Property owners can also bolster their case by presenting comparable property sales as evidence — comparables being “something that’s similar in age, location, condition (and) size,” he said.
Online real estate platforms — Zillow, Redfin and Realtor.com, for example — can be good sources for gathering property data. The county assessor’s office also maintains an online database with information on parcels, including past sales dates, current assessed values and reassessed values set to take effect in 2026.
“In today’s modern world there’s a lot more information available,” Hoegen said. “I’ve been doing this for 35 years. We have information available online that wasn’t readily available 10 years ago.”

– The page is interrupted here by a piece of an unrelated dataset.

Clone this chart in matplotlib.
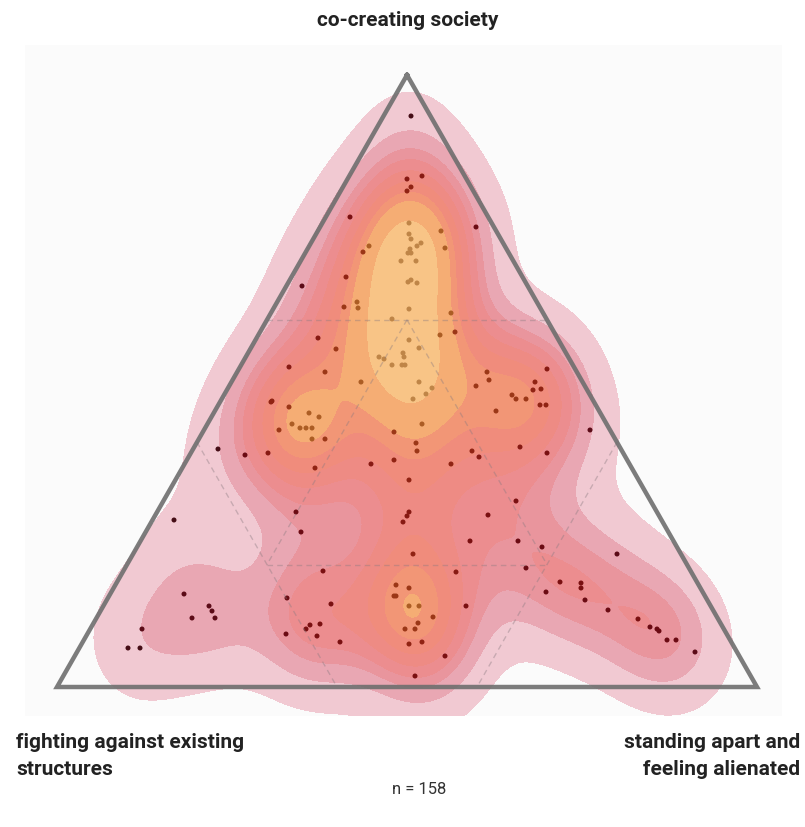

Chermak urged property owners last week to take a hard look at their assessed values and do their homework, noting again at Wednesday’s commissioners meeting that new assessments will impact property tax bills next year and moving forward. He reiterated that all appeals must be filed by Aug. 1.
Where to go
All reassessment appeals hearings will take place in space the county leased for that purpose in the Marketplace at Steamtown, 300 Lackawanna Ave., Scranton. The hearing space is located next to the Electric City Aquarium.
Appeals themselves will be heard by the county’s permanent appeals board and several auxiliary boards commissioners have filled in recent months. Starting Aug. 4, appeals will be heard weekdays from 9 a.m. to 5 p.m., with a one-hour lunch, Tobin said.
The appeals boards have the right to increase, decrease or leave unchanged an appealing property owner’s assessment. Property owners unsatisfied with the results of their hearings have the right to challenge their assessments in county court.